В Киеве праздновали годовщину “революции достоинства”. Годовщины революций можно праздновать спустя десятилетия, лучше — столетия, после того, как они произошли, когда все их мерзости, бедствия и ужасы уже почти неразличимы сквозь толщу лет, и только въедливые историки бросают тень на уже утвержденный каноничный образ происшедшего. Как-то неудобно отмечать годовщину революции, когда принесенные ей бедствия еще в самом разгаре, и вопрос о том от чьих именно пуль пали ее сакральные жертвы, висит в воздухе.
В Москве устроили шествие против Майдана — что вызвало довольно сдержанные отзывы даже у тех комментаторов, которых трудно заподозрить в промайданных симпатиях. Собственно, какие-то симпатии к Майдану сохраняет только чрезвычайно узкий круг людей, картина мира которых совершенно неуязвима для любой поступающей извне информации — ну, и, может быть, еще более узкий круг друзей друга индейцев сен. Дж.Маккейна. Результаты “Революции достоинства” слишком очевидны, и даже западная пресса пишет о них достаточно безжалостно.
Вообще прозападные “смены режимов” — в Ираке, в Ливии, и на Украине — приводят к тому, что люди начинают вспоминать даже очень дурной режим как потерянный рай. “АТО”, которое западные лидеры всячески воодушевляли начать и продолжать, все более очевидно оборачивается тяжелым поражением, жизнь резко ухудшилась, и непохоже, чтобы Запад так уж бросался на помощь. Нет ничего хорошего в том, чтобы находиться в напряженных отношениях с Западом, но находиться под его покровительством — намного хуже.
В России это почти всем понятно и никаких толп народа, готовых выйти на площадь ради “европейской мечты” нет и не предвидится. Слишком очевидно, что Европа сурова к мечтателям; впрочем, к мечтателям сурова и реальность вообще.

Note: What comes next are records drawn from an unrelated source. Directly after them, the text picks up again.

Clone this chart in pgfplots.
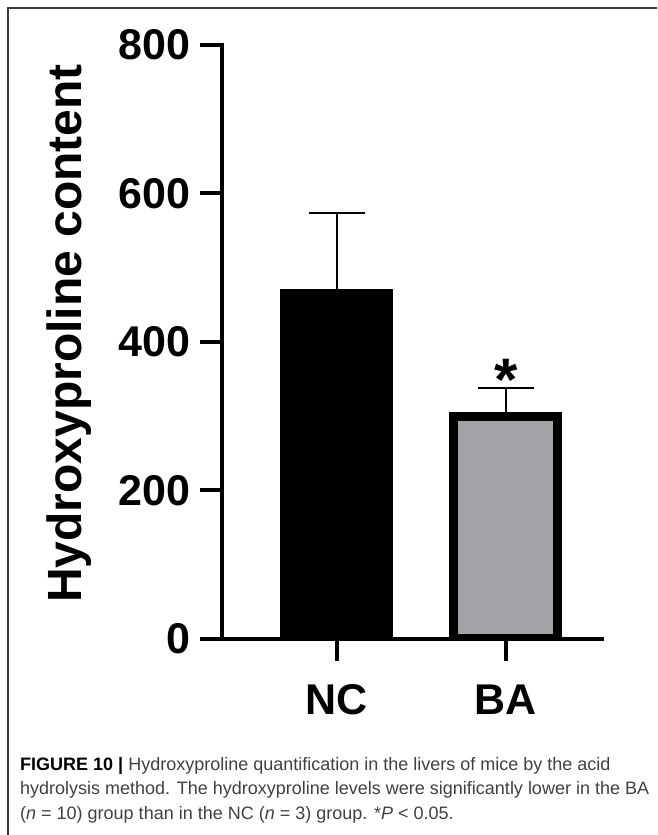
\documentclass[border=0pt]{standalone}
\usepackage{fontspec}
\setmainfont{Liberation Sans}
\usepackage{pgfplots}
\pgfplotsset{compat=1.18}
\definecolor{bagray}{RGB}{163,162,167}
\definecolor{framegray}{RGB}{60,60,60}
\definecolor{captxt}{RGB}{64,64,64}
\begin{document}
\begin{tikzpicture}[x=1pt,y=1pt]
\useasboundingbox (0,0) rectangle (657,835);
\draw[framegray, line width=1.5pt] (8,0) -- (8,827) -- (657,827);
\begin{axis}[
  at={(222pt,196pt)}, anchor=south west,
  scale only axis, width=380pt, height=594pt,
  xmin=-0.68, xmax=1.5686, ymin=0, ymax=800,
  axis x line*=bottom, axis y line*=left,
  axis line style={line width=4pt, black, line cap=rect},
  axis on top,
  xtick={0,1}, xticklabels={NC,BA},
  ytick={0,200,400,600,800},
  tick style={line width=4pt, black},
  major tick length=22pt, tick align=outside,
  ticklabel style={font=\fontsize{43}{43}\selectfont\bfseries},
  yticklabel style={xshift=-6pt},
  xticklabel style={yshift=-20pt},
  /pgf/number format/assume math mode=true,
]
\addplot[ybar, bar shift=0pt, bar width=104pt, fill=black, draw=black, line width=9pt,
  error bars/.cd, y dir=plus, y explicit,
  error bar style={line width=1.7pt, black},
  error mark options={rotate=90, mark size=28pt, line width=1.7pt, black}]
  coordinates {(0,465) +- (0,109)};
\addplot[ybar, bar shift=0pt, bar width=104pt, fill=bagray, draw=black, line width=9pt,
  error bars/.cd, y dir=plus, y explicit,
  error bar style={line width=1.7pt, black},
  error mark options={rotate=90, mark size=28pt, line width=1.7pt, black}]
  coordinates {(1,300) +- (0,38)};
\node[anchor=north, inner sep=0pt, font=\fontsize{60}{60}\selectfont\bfseries] at (axis cs:1,377) {*};
\end{axis}
\node[rotate=90, anchor=base, inner sep=0pt, font=\fontsize{48}{48}\selectfont\bfseries] at (81,501.5) {Hydroxyproline content};
\node[anchor=base west, inner sep=0pt, font=\fontsize{18}{18}\selectfont, text=captxt] at (20,64) {\textbf{\color{black}FIGURE 10 |} Hydroxyproline quantification in the livers of mice by the acid};
\node[anchor=base west, inner sep=0pt, font=\fontsize{18}{18}\selectfont, text=captxt] at (20,40) {hydrolysis method. The hydroxyproline levels were significantly lower in the BA};
\node[anchor=base west, inner sep=0pt, font=\fontsize{18}{18}\selectfont, text=captxt] at (20,16) {(\textit{n} = 10) group than in the NC (\textit{n} = 3) group. *\textit{P} < 0.05.};
\end{tikzpicture}
\end{document}
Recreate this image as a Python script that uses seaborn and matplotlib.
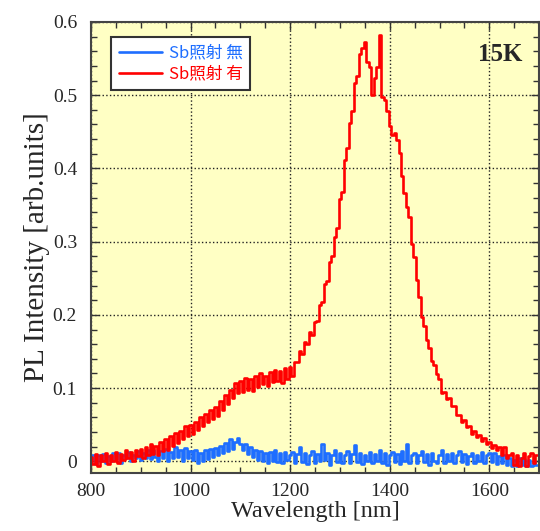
import numpy as np
import pandas as pd
import matplotlib
matplotlib.use('Agg')
import matplotlib.pyplot as plt
from matplotlib.ticker import MultipleLocator
import seaborn as sns

# wavelength grid (nm), 5 nm step
wavelength = np.arange(800, 1700, 5)

# Sb照射 有 (red)
red_vals = [
    0.006, -0.004, 0.010, -0.006, 0.008, 0.000, 0.012, -0.004, 0.009, 0.001,
    0.013, -0.002, 0.010, 0.002, 0.015, 0.004, 0.013, 0.000, 0.016, 0.007,
    0.017, 0.005, 0.020, 0.009, 0.023, 0.010, 0.021, 0.009, 0.026, 0.014,
    0.030, 0.016, 0.034, 0.021, 0.038, 0.025, 0.042, 0.030, 0.048, 0.035,
    0.049, 0.037, 0.054, 0.043, 0.060, 0.048, 0.064, 0.053, 0.070, 0.058,
    0.074, 0.062, 0.082, 0.070, 0.090, 0.078, 0.098, 0.086, 0.107, 0.093,
    0.109, 0.094, 0.114, 0.098, 0.113, 0.096, 0.117, 0.102, 0.120, 0.105,
    0.117, 0.103, 0.122, 0.108, 0.125, 0.110, 0.123, 0.107, 0.127, 0.113,
    0.129, 0.116, 0.136, 0.136, 0.151, 0.146, 0.163, 0.160, 0.177, 0.173,
    0.190, 0.192, 0.214, 0.218, 0.242, 0.246, 0.272, 0.281, 0.306, 0.318,
    0.358, 0.368, 0.412, 0.428, 0.462, 0.478, 0.516, 0.526, 0.556, 0.564,
    0.572, 0.546, 0.538, 0.500, 0.524, 0.538, 0.582, 0.498, 0.494, 0.478,
    0.458, 0.445, 0.449, 0.439, 0.421, 0.389, 0.367, 0.347, 0.333, 0.297,
    0.279, 0.247, 0.225, 0.197, 0.185, 0.165, 0.155, 0.137, 0.131, 0.119,
    0.113, 0.093, 0.095, 0.085, 0.087, 0.075, 0.075, 0.063, 0.063, 0.053,
    0.057, 0.047, 0.048, 0.037, 0.041, 0.033, 0.036, 0.028, 0.032, 0.023,
    0.027, 0.018, 0.022, 0.016, 0.019, 0.008, 0.019, 0.005, 0.008, 0.012,
    -0.005, 0.009, -0.007, 0.005, 0.011, -0.006, 0.007, 0.012, -0.002, 0.009,
]

# Sb照射 無 (blue)
blue_vals = [
    0.002, 0.009, -0.004, 0.008, 0.001, 0.010, -0.003, 0.007, 0.000, 0.011,
    0.003, 0.012, -0.002, 0.008, 0.004, 0.013, 0.000, 0.009, 0.005, 0.014,
    0.002, 0.012, 0.004, 0.015, 0.003, 0.016, 0.006, 0.001, 0.014, 0.005,
    0.017, 0.000, 0.013, 0.004, 0.019, 0.006, 0.016, 0.001, 0.018, 0.004,
    0.014, 0.002, 0.016, -0.002, 0.011, 0.001, 0.015, 0.003, 0.017, 0.006,
    0.018, 0.008, 0.021, 0.011, 0.025, 0.014, 0.030, 0.017, 0.027, 0.032,
    0.024, 0.015, 0.023, 0.010, 0.020, 0.006, 0.016, 0.002, 0.014, 0.000,
    0.012, -0.002, 0.013, 0.001, 0.015, -0.001, 0.011, -0.003, 0.013, 0.002,
    0.008, 0.013, -0.003, 0.010, 0.019, -0.001, 0.011, -0.004, 0.009, 0.014,
    -0.002, 0.010, 0.001, 0.024, 0.002, 0.012, -0.005, 0.009, 0.015, -0.001,
    0.011, -0.003, 0.008, 0.014, -0.002, 0.010, 0.022, -0.001, 0.012, -0.004,
    0.009, 0.000, 0.013, -0.003, 0.010, 0.001, 0.016, -0.002, 0.011, -0.005,
    0.008, 0.013, -0.001, 0.010, -0.004, 0.014, 0.000, 0.023, -0.002, 0.009,
    0.012, -0.003, 0.008, 0.014, -0.001, 0.010, -0.005, 0.012, 0.001, -0.002,
    0.009, 0.015, -0.003, 0.010, 0.000, 0.012, -0.002, 0.008, 0.014, -0.001,
    0.010, -0.004, 0.007, 0.012, -0.002, 0.009, 0.000, 0.013, -0.003, 0.008,
    0.011, -0.001, 0.012, -0.004, 0.007, -0.002, 0.009, -0.005, 0.005, -0.006,
    0.002, -0.007, 0.004, -0.005, 0.003, -0.006, 0.002, -0.007, 0.001, -0.005,
]

df = pd.DataFrame({'wl': wavelength, 'red': red_vals, 'blue': blue_vals})

sns.set_theme(style='ticks')
plt.rcParams['font.family'] = ['Liberation Serif', 'DejaVu Serif']

fig = plt.figure(figsize=(5.4, 5.31), dpi=100)
ax = fig.add_axes([0.1685, 0.1092, 0.83, 0.8494])
ax.set_facecolor('#FFFFC4')

sns.lineplot(data=df, x='wl', y='blue', ax=ax, color='#1E6EFF', lw=1.9,
             drawstyle='steps-mid', label='Sb照射 無')
sns.lineplot(data=df, x='wl', y='red', ax=ax, color='#FF0000', lw=1.9,
             drawstyle='steps-mid', label='Sb照射 有')

ax.set_xlim(800, 1700)
ax.set_ylim(-0.016, 0.6)
ax.xaxis.set_minor_locator(MultipleLocator(50))
ax.yaxis.set_minor_locator(MultipleLocator(0.02))
ax.set_yticks([0, 0.1, 0.2, 0.3, 0.4, 0.5, 0.6])
ax.set_yticklabels(['0', '0.1', '0.2', '0.3', '0.4', '0.5', '0.6'])
ax.set_xticks([800, 1000, 1200, 1400, 1600])
ax.tick_params(which='both', direction='in', top=True, right=True,
               labelsize=14, color='#333333', pad=7)
ax.tick_params(axis='y', which='major', pad=10)
ax.tick_params(which='major', length=6, width=1)
ax.tick_params(which='minor', length=4, width=1)
ax.grid(True, which='major', color='#222222', linestyle=':', linewidth=1)
for s in ax.spines.values():
    s.set_color('#444444')
    s.set_linewidth(1.5)

ax.set_xlabel('Wavelength [nm]', fontsize=17.5, labelpad=1)
ax.set_ylabel('PL Intensity [arb.units]', fontsize=21, labelpad=2)

ax.text(0.913, 0.929, '15K', transform=ax.transAxes, fontsize=18,
        fontweight='bold', ha='center', va='center')

leg = ax.legend(loc='upper left', bbox_to_anchor=(0.045, 0.967), borderaxespad=0,
                fancybox=False, framealpha=1, edgecolor='#333333',
                prop={'family': ['Noto Sans CJK JP', 'DejaVu Sans'], 'size': 12},
                handlelength=2.6, handletextpad=0.4, borderpad=0.45, labelspacing=0.25)
leg.get_frame().set_linewidth(1.5)
for txt, c in zip(leg.get_texts(), ['#1E6EFF', '#FF0000']):
    txt.set_color(c)

fig.savefig('out.png', dpi=100)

Это не значит, что общественному миру вообще ничего не угрожает. Прозападной смуты не будет, и Запад полностью проиграл битву за умы и сердца россиян. Смута может быть какой-то другой — и нам стоит подумать, откуда она приходит.
Есть известная “теория разбитых окон” — видя какие-то мелкие проявления аморальности и неуважения к закону, все больше людей решает, что теперь — можно, и совершают все более серьезные правонарушения. Поэтому для предотвращения серьезных преступлений важно вовремя стеклить окна, смывать надписи со стен, и пресекать мелкие безобразия.
Этот вывод — “теперь — можно” люди делают независимо от того, кто именно бьет стекла и по каким идеологическим мотивам. Ходить толпами по улицам с флагами и изъявлять негодование на врагов — это художественная форма, хорошо знакомая нам по Украине, и в эту форму можно налить разное содержание. Пропаганда озлобленности как раз перед Прощенным Воскресеньем — “не забудем не простим” — может легко обернуться против пропагандистов.
Публичное и коллективное изъявление ненависти снимает некоторые жизненно важные социальные табу — собственно, на Украине мы именно это и видели. Сосед оказывается уже не соседом, с которым тебя связывают отношения доверия и общественной солидарности, а какой-то нелюдью — ватником, укропом, колорадом, майдауном… Кстати, последнее ругательство уничижает людей, страдающих синдромом Дауна, и их близких. Это грубо, неприлично и жестоко — но подобного рода публичные изъявления враждебности как раз и приводят к тому, что становится “теперь — можно”.
Любое проявление ненависти — особенно публичное и коллективное, будь то к колорадскому ватнику, пятоколонному либералу или еще какой гадюке семибатюшной — легализует, делает приемлемой в общественном восприятии гражданскую ненависть как таковую, и говорить тут «а мы зато ненавидим правильных врагов» бессмысленно, дьявола одинаково устраивают как фашисты, так и антифашисты, так и любые другие бессмысленные ярлыки, лишь бы легализовать эту публичную ненависть. А потом это озлобление может использовать кто угодно. Как говорится в классическом романе Оруэлла,
«При этом ярость была абстрактной и ненацеленной, ее можно было повернуть в любую сторону, как пламя паяльной лампы. И вдруг оказывалось, что ненависть Уинстона обращена вовсе не на Голдстейна, а наоборот, на Старшего Брата, на партию, на полицию мыслей; в такие мгновения сердцем он был с этим одиноким осмеянным еретиком, единственным хранителем здравомыслия и правды в мире лжи. А через секунду он был уже заодно с остальными, и правдой ему казалось все, что говорят о Голдстейне»
Ненависть первична, конкретный враг — опционален. Майдан проще всего сделать из антимайдана. Можно вызывать демонов в надежде оседлать их. Но невозможно предвидеть, кто их оседлает в итоге. Хождение по улицам толпами с изъявлениями коллективной враждебности — это то, к чему людей лучше не приучать.